You have probably read or heard about the recent case in which a former employee won an Employment Tribunal claim against his former employer after his colleague called him a ‘bald c**t’. Headlines in the media screamed that the Employment Tribunal found the comment to amount to sexual harassment, which inevitably led the general public to question how that could possibly be the case.
Being a bald man himself, the writer of this article can attest to the fact that rarely has being follically challenged attracted unwanted attention of a sexual nature – although he has been prone to the odd compliment as to how shiny his head is, and always took such comments in good spirits.
In fact, in what was a much more complicated case than simply considering this one comment, the employee was found to have been subject to unwanted conduct which was related to his sex of being male. In addition the employee won claims for unfair dismissal and wrongful dismissal.

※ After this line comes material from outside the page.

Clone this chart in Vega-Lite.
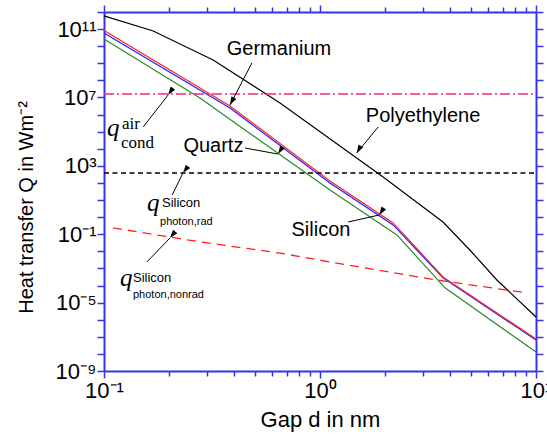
{
  "$schema": "https://vega.github.io/schema/vega-lite/v6.json",
  "width": 432,
  "height": 359,
  "autosize": {"type": "none"},
  "padding": {"left": 104, "top": 12, "right": 11, "bottom": 64},
  "background": "white",
  "config": {
    "view": {"stroke": null},
    "font": "Liberation Sans",
    "axis": {
      "domainColor": "#3535ee",
      "domainWidth": 2,
      "tickColor": "#3535ee",
      "tickWidth": 1.5,
      "grid": false,
      "labelColor": "black",
      "titleColor": "black",
      "labelFont": "Liberation Sans",
      "titleFont": "Liberation Sans",
      "titleFontWeight": "normal"
    }
  },
  "datasets": {
    "curves": [
      {"material": "Polyethylene", "x": 0.1, "y": 5.9e11},
      {"material": "Polyethylene", "x": 0.169, "y": 7.8e10},
      {"material": "Polyethylene", "x": 0.32, "y": 1.55e9},
      {"material": "Polyethylene", "x": 0.653, "y": 4.8e6},
      {"material": "Polyethylene", "x": 1.96, "y": 224},
      {"material": "Polyethylene", "x": 3.71, "y": 0.52},
      {"material": "Polyethylene", "x": 4.94, "y": 0.012},
      {"material": "Polyethylene", "x": 6.59, "y": 2.1e-4},
      {"material": "Polyethylene", "x": 10, "y": 1.45e-6},
      {"material": "Quartz", "x": 0.1, "y": 2.6e10},
      {"material": "Quartz", "x": 0.278, "y": 9.3e6},
      {"material": "Quartz", "x": 1.112, "y": 39},
      {"material": "Quartz", "x": 2.27, "y": 0.091},
      {"material": "Quartz", "x": 3.79, "y": 7.3e-5},
      {"material": "Quartz", "x": 10, "y": 1.3e-8},
      {"material": "Silicon", "x": 0.1, "y": 5.9e10},
      {"material": "Silicon", "x": 0.383, "y": 2.4e6},
      {"material": "Silicon", "x": 1.112, "y": 100},
      {"material": "Silicon", "x": 2.18, "y": 0.35},
      {"material": "Silicon", "x": 3.71, "y": 2.8e-4},
      {"material": "Silicon", "x": 10, "y": 6.4e-8},
      {"material": "Germanium", "x": 0.1, "y": 8.3e10},
      {"material": "Germanium", "x": 0.383, "y": 3.2e6},
      {"material": "Germanium", "x": 1.112, "y": 129},
      {"material": "Germanium", "x": 2.18, "y": 0.46},
      {"material": "Germanium", "x": 3.71, "y": 3.2e-4},
      {"material": "Germanium", "x": 10, "y": 7.4e-8}
    ],
    "refs": [
      {"name": "air", "x": 0.1, "y": 1.6e7},
      {"name": "air", "x": 10, "y": 1.6e7},
      {"name": "rad", "x": 0.1, "y": 383},
      {"name": "rad", "x": 10, "y": 383},
      {"name": "nonrad", "x": 0.11, "y": 0.236},
      {"name": "nonrad", "x": 0.278, "y": 0.0357},
      {"name": "nonrad", "x": 0.653, "y": 0.0079},
      {"name": "nonrad", "x": 1.112, "y": 0.0024},
      {"name": "nonrad", "x": 3.48, "y": 2.1e-4},
      {"name": "nonrad", "x": 9.18, "y": 3.6e-5}
    ],
    "arrows": [
      {"name": "Germanium", "fx": 0.484, "fy": 1.05e9, "tx": 0.383, "ty": 3.6e6},
      {"name": "Polyethylene", "fx": 1.86, "fy": 1.9e5, "tx": 1.48, "ty": 5600},
      {"name": "Quartz", "fx": 0.45, "fy": 1.1e4, "tx": 0.64, "ty": 4900},
      {"name": "Silicon", "fx": 1.35, "fy": 0.52, "tx": 1.88, "ty": 1.34},
      {"name": "cond", "fx": 0.152, "fy": 1.9e5, "tx": 0.198, "ty": 1.4e7},
      {"name": "rad", "fx": 0.207, "fy": 20, "tx": 0.232, "ty": 383},
      {"name": "nonrad", "fx": 0.158, "fy": 0.0024, "tx": 0.202, "ty": 0.06}
    ],
    "notes": [
      {"role": "label", "x": 0.646, "y": 3.0e9, "text": "Germanium"},
      {"role": "label", "x": 3.0, "y": 3.9e5, "text": "Polyethylene"},
      {"role": "label", "x": 0.321, "y": 6500, "text": "Quartz"},
      {"role": "label", "x": 1.01, "y": 0.079, "text": "Silicon"},
      {"role": "q", "x": 0.1033, "y": 5.6e4, "text": "q"},
      {"role": "q", "x": 0.158, "y": 2.3, "text": "q"},
      {"role": "q", "x": 0.1186, "y": 9.3e-5, "text": "q"},
      {"role": "supserif", "x": 0.1212, "y": 1.44e5, "text": "air"},
      {"role": "subserif", "x": 0.1199, "y": 1.1e4, "text": "cond"},
      {"role": "supsans", "x": 0.1856, "y": 3.9, "text": "Silicon"},
      {"role": "supsans", "x": 0.1362, "y": 1.6e-4, "text": "Silicon"},
      {"role": "subsans", "x": 0.1817, "y": 0.35, "text": "photon,rad"},
      {"role": "subsans", "x": 0.1362, "y": 1.9e-5, "text": "photon,nonrad"}
    ]
  },
  "layer": [
    {
      "data": {"name": "curves"},
      "mark": {"type": "line", "strokeWidth": 1.2},
      "encoding": {
        "x": {
          "field": "x", "type": "quantitative",
          "scale": {"type": "log", "domain": [0.1, 10], "nice": false},
          "axis": {
            "orient": "bottom",
            "values": [0.1, 0.2, 0.3, 0.4, 0.5, 0.6, 0.7, 0.8, 0.9, 1, 2, 3, 4, 5, 6, 7, 8, 9, 10],
            "labelExpr": "datum.value == 0.1 ? '10⁻¹' : datum.value == 1 ? '10⁰' : datum.value == 10 ? '10¹' : ''",
            "labelFontSize": 22,
            "labelPadding": 2,
            "labelOverlap": false,
            "labelFlush": false,
            "labelBound": false,
            "tickSize": {"condition": {"test": "datum.value == 0.1 || datum.value == 1 || datum.value == 10", "value": 7}, "value": 5},
            "title": "Gap d in nm",
            "titleFontSize": 22,
            "titlePadding": 8
          }
        },
        "y": {
          "field": "y", "type": "quantitative",
          "scale": {"type": "log", "domain": [1e-9, 1e12], "nice": false},
          "axis": {
            "orient": "left",
            "values": [1e-9, 1e-8, 1e-7, 1e-6, 1e-5, 1e-4, 1e-3, 1e-2, 1e-1, 1, 10, 100, 1000, 1e4, 1e5, 1e6, 1e7, 1e8, 1e9, 1e10, 1e11, 1e12],
            "labelExpr": "['10⁻⁹','','','','10⁻⁵','','','','10⁻¹','','','','10³','','','','10⁷','','','','10¹¹',''][round(log(datum.value)/LN10)+9]",
            "labelFontSize": 22,
            "labelPadding": 1,
            "labelOverlap": false,
            "labelFlush": false,
            "labelBound": false,
            "tickSize": 7,
            "title": "Heat transfer Q in Wm⁻²",
            "titleFontSize": 20,
            "titlePadding": 19,
            "titleY": 195
          }
        },
        "color": {
          "field": "material", "type": "nominal",
          "scale": {"domain": ["Polyethylene", "Quartz", "Silicon", "Germanium"], "range": ["#000000", "#2a8a2a", "#2020ff", "#ff2020"]},
          "legend": null
        }
      }
    },
    {
      "data": {"name": "refs"},
      "mark": {"type": "line", "strokeWidth": 1.3},
      "encoding": {
        "x": {
          "field": "x", "type": "quantitative",
          "scale": {"type": "log", "domain": [0.1, 10], "nice": false},
          "axis": {
            "orient": "top",
            "values": [0.1, 0.2, 0.3, 0.4, 0.5, 0.6, 0.7, 0.8, 0.9, 1, 2, 3, 4, 5, 6, 7, 8, 9, 10],
            "labels": false,
            "title": null,
            "tickSize": {"condition": {"test": "datum.value == 0.1 || datum.value == 1 || datum.value == 10", "value": 7}, "value": 5}
          }
        },
        "y": {
          "field": "y", "type": "quantitative",
          "scale": {"type": "log", "domain": [1e-9, 1e12], "nice": false},
          "axis": {
            "orient": "right",
            "values": [1e-9, 1e-8, 1e-7, 1e-6, 1e-5, 1e-4, 1e-3, 1e-2, 1e-1, 1, 10, 100, 1000, 1e4, 1e5, 1e6, 1e7, 1e8, 1e9, 1e10, 1e11, 1e12],
            "labels": false,
            "title": null,
            "tickSize": 7
          }
        },
        "color": {
          "field": "name", "type": "nominal",
          "scale": {"domain": ["air", "rad", "nonrad"], "range": ["#ee2a88", "#000000", "#ff2020"]},
          "legend": null
        },
        "strokeDash": {
          "field": "name", "type": "nominal",
          "scale": {"domain": ["air", "rad", "nonrad"], "range": [[10, 3, 2, 3], [5, 3.5], [9, 6]]},
          "legend": null
        }
      }
    },
    {
      "data": {"name": "arrows"},
      "mark": {"type": "rule", "color": "black", "strokeWidth": 1},
      "encoding": {
        "x": {"field": "fx", "type": "quantitative", "scale": {"type": "log", "domain": [0.1, 10], "nice": false}, "axis": null},
        "y": {"field": "fy", "type": "quantitative", "scale": {"type": "log", "domain": [1e-9, 1e12], "nice": false}, "axis": null},
        "x2": {"field": "tx"},
        "y2": {"field": "ty"}
      }
    },
    {
      "data": {"name": "arrows"},
      "mark": {"type": "point", "shape": "M0,0L0.33,1L-0.33,1Z", "filled": true, "color": "black", "opacity": 1, "size": 280},
      "encoding": {
        "x": {"field": "tx", "type": "quantitative", "scale": {"type": "log", "domain": [0.1, 10], "nice": false}, "axis": null},
        "y": {"field": "ty", "type": "quantitative", "scale": {"type": "log", "domain": [1e-9, 1e12], "nice": false}, "axis": null},
        "angle": {
          "field": "name", "type": "nominal",
          "scale": {"domain": ["Germanium", "Polyethylene", "Quartz", "Silicon", "cond", "rad", "nonrad"], "range": [207.6, 219, 100, 77, 38, 27, 44]},
          "legend": null
        }
      }
    },
    {
      "data": {"name": "notes"},
      "transform": [{"filter": "datum.role == 'label'"}],
      "mark": {"type": "text", "font": "Liberation Sans", "fontSize": 20, "align": "center", "baseline": "alphabetic", "color": "black"},
      "encoding": {
        "x": {"field": "x", "type": "quantitative", "scale": {"type": "log", "domain": [0.1, 10], "nice": false}, "axis": null},
        "y": {"field": "y", "type": "quantitative", "scale": {"type": "log", "domain": [1e-9, 1e12], "nice": false}, "axis": null},
        "text": {"field": "text"}
      }
    },
    {
      "data": {"name": "notes"},
      "transform": [{"filter": "datum.role == 'q'"}],
      "mark": {"type": "text", "font": "Liberation Serif", "fontStyle": "italic", "fontSize": 25, "align": "left", "baseline": "alphabetic", "color": "black"},
      "encoding": {
        "x": {"field": "x", "type": "quantitative", "scale": {"type": "log", "domain": [0.1, 10], "nice": false}, "axis": null},
        "y": {"field": "y", "type": "quantitative", "scale": {"type": "log", "domain": [1e-9, 1e12], "nice": false}, "axis": null},
        "text": {"field": "text"}
      }
    },
    {
      "data": {"name": "notes"},
      "transform": [{"filter": "datum.role == 'supserif' || datum.role == 'subserif'"}],
      "mark": {"type": "text", "font": "Liberation Serif", "fontSize": 17, "align": "left", "baseline": "alphabetic", "color": "black"},
      "encoding": {
        "x": {"field": "x", "type": "quantitative", "scale": {"type": "log", "domain": [0.1, 10], "nice": false}, "axis": null},
        "y": {"field": "y", "type": "quantitative", "scale": {"type": "log", "domain": [1e-9, 1e12], "nice": false}, "axis": null},
        "text": {"field": "text"}
      }
    },
    {
      "data": {"name": "notes"},
      "transform": [{"filter": "datum.role == 'supsans'"}],
      "mark": {"type": "text", "font": "Liberation Sans", "fontSize": 13, "align": "left", "baseline": "alphabetic", "color": "black"},
      "encoding": {
        "x": {"field": "x", "type": "quantitative", "scale": {"type": "log", "domain": [0.1, 10], "nice": false}, "axis": null},
        "y": {"field": "y", "type": "quantitative", "scale": {"type": "log", "domain": [1e-9, 1e12], "nice": false}, "axis": null},
        "text": {"field": "text"}
      }
    },
    {
      "data": {"name": "notes"},
      "transform": [{"filter": "datum.role == 'subsans'"}],
      "mark": {"type": "text", "font": "Liberation Sans", "fontSize": 11, "align": "left", "baseline": "alphabetic", "color": "black"},
      "encoding": {
        "x": {"field": "x", "type": "quantitative", "scale": {"type": "log", "domain": [0.1, 10], "nice": false}, "axis": null},
        "y": {"field": "y", "type": "quantitative", "scale": {"type": "log", "domain": [1e-9, 1e12], "nice": false}, "axis": null},
        "text": {"field": "text"}
      }
    }
  ],
  "resolve": {"axis": {"x": "independent", "y": "independent"}, "scale": {"color": "independent", "strokeDash": "independent"}}
}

This distinction between ‘harassment related to sex’ and ‘sexual harassment’ is an important distinction which understandably causes confusion.

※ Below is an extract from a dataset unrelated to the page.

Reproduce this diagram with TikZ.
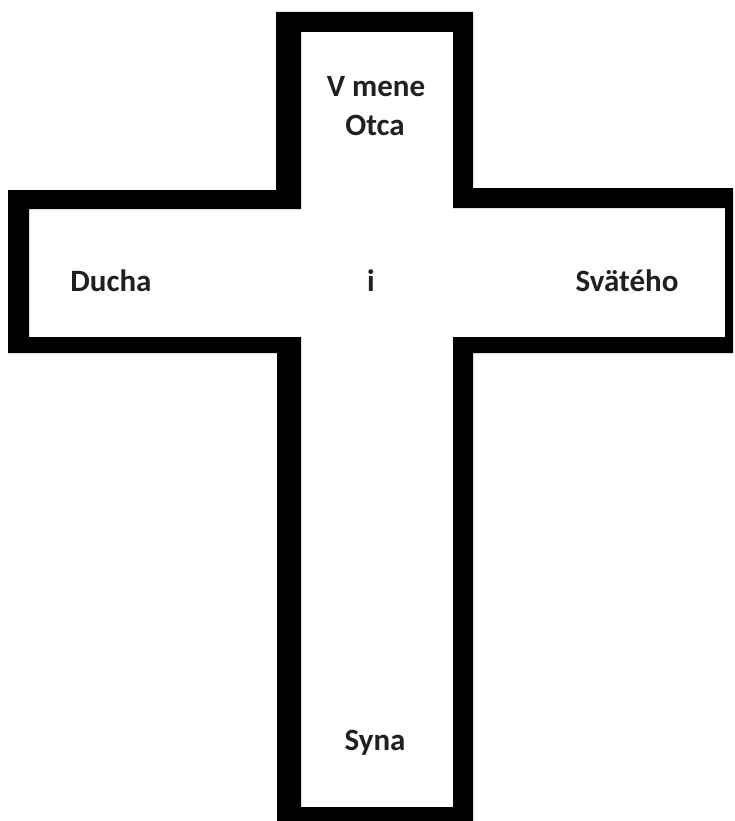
\documentclass[tikz,border=0pt]{standalone}
\usepackage{fontspec}
\setmainfont{Carlito}
\definecolor{txt}{HTML}{231F20}
\begin{document}
\begin{tikzpicture}[x=1pt,y=-1pt,
  lbl/.style={font=\bfseries\fontsize{31}{39}\selectfont, text=txt, anchor=base, inner sep=0pt, align=center}]
\useasboundingbox (0,0) rectangle (734,821);
\fill[white] (0,0) rectangle (734,821);
\fill[black, even odd rule]
  (276,12) -- (473,12) -- (473,188) -- (733,188) -- (733,353) -- (473,353) -- (473,821) -- (277,821) -- (277,353) -- (8,353) -- (8,190) -- (276,190) -- cycle
  (301,32) -- (453,32) -- (453,208) -- (725,208) -- (725,337) -- (453,337) -- (453,807) -- (301,807) -- (301,337) -- (29,337) -- (29,209) -- (301,209) -- cycle;
\node[lbl] (top1) at (376,97) {V mene};
\node[lbl] (top2) at (375,136) {Otca};
\node[lbl] (left) at (111,291) {Ducha};
\node[lbl] (mid) at (371,291) {i};
\node[lbl] (right) at (627,291) {Svätého};
\node[lbl] (bottom) at (375,750) {Syna};
\end{tikzpicture}
\end{document}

- Sexual harassment is when somebody engages in unwanted conduct of a sexual nature.
- Harassment related to sex is when somebody inflicts on another, unwanted conduct connected to the protected characteristic of ‘sex’. Indeed, such harassment could be connected to one of the other protected characteristics listed in the Equality Act, such as age, race, or sexual orientation.
The comment in the present case which probably led to the confusion was the judge comparing it to remarking on the size of a woman’s breasts. It said that commenting on the size of breasts is something much more likely to be directed towards a female. Likewise it stated that referencing baldness was more likely to be inflicted on a male.
Clearly comments connected to the size of breasts has potential to amount to sexual harassment also, whereas saying something about being bald probably wouldn’t be. A historic case had also considered the same point and said it was ridiculous to compare the two.
Amusingly, the judge and two panel members making the decision here were also bald, and so had possibly been subject to their fair share of ridicule in their time.
This is a helpful judgment – mainly because the writer has been able to point out to his son that calling him a ‘slap head’ and pretending to polish his head is unwanted conduct which is quite clearly no longer acceptable!
On a serious point, employers should ensure that they have clear policies in place to prevent such unwanted conduct. Providing training to employees on the Equality Act is also highly recommended. Stamping out offensive behaviour in the workplace is so important because like the present case, throwaway comments can come back to haunt the employer and, had it been able to show it had done everything it could to stamp out discriminatory comments, it could have limited its liability.